A Scenario for Turning a Best Practice into a Not-So-Great Practice
An organization I’ve heard of wisely seeks best-practice models in order to improve performance in many areas of the business. Representatives of the organization attend conferences, do site visits, or depend on consultants to acquaint them with promising best practices. The members of the organization frequently encounter practices that are significantly different from what they’re used to–which is the purpose of seeking best practices in the first place. I take it for granted that there’s no real improvement without real change.
In assessing practices that might be taken home for use in the original organization, its members “test-fit” the ideas according to “what we think will work best around here.” This is natural; we all do it.

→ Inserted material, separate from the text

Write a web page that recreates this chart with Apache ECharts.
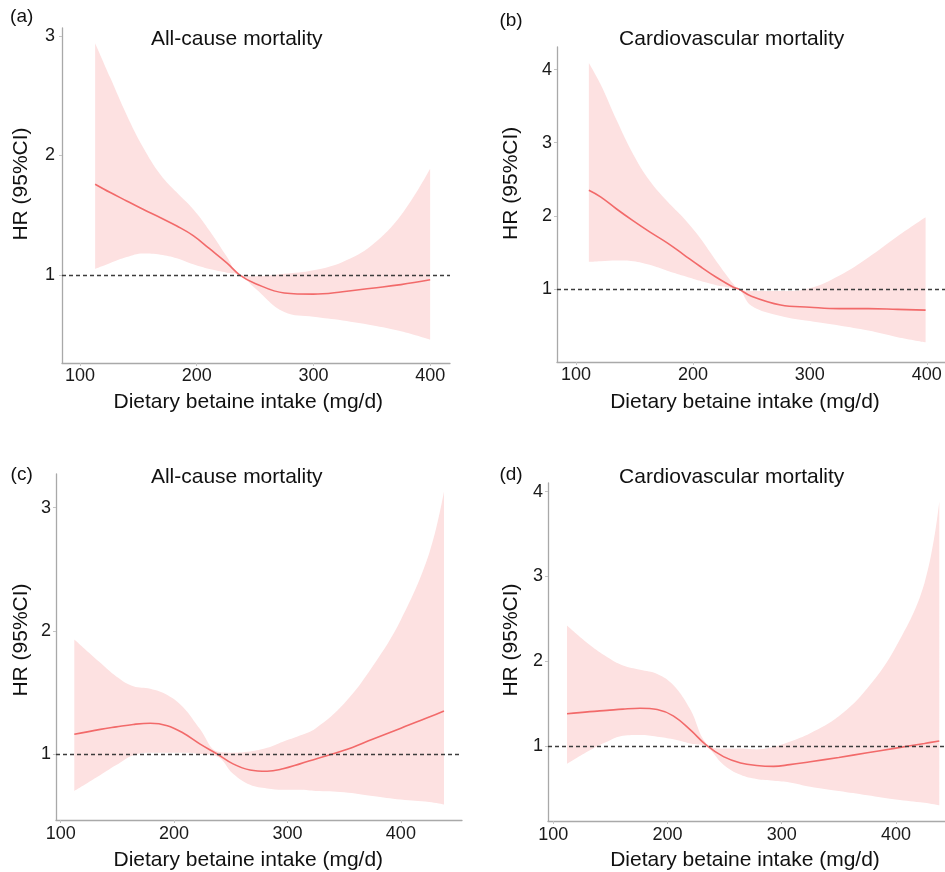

Imagine–as a thought experiment–a group of organizational representatives assessing a list of several potential best practices. I have observed a tendency to import the practices that can most feasibly be implemented, within the original organization’s culture and context. However, the practices that are the easiest fit by definition will create the least change. And it’s not the “least change” that will make a big difference.
It may be that the practices that are the greatest stretch–potentially the hardest to implement “around here”–that would make the difference and help reach the goals set by the exercise in the first place. Yet these, for this organization, are the least likely to be imitated, while the practices that are imported make little difference in the long run.
You tell me: is this typical or just an unfortunate special case?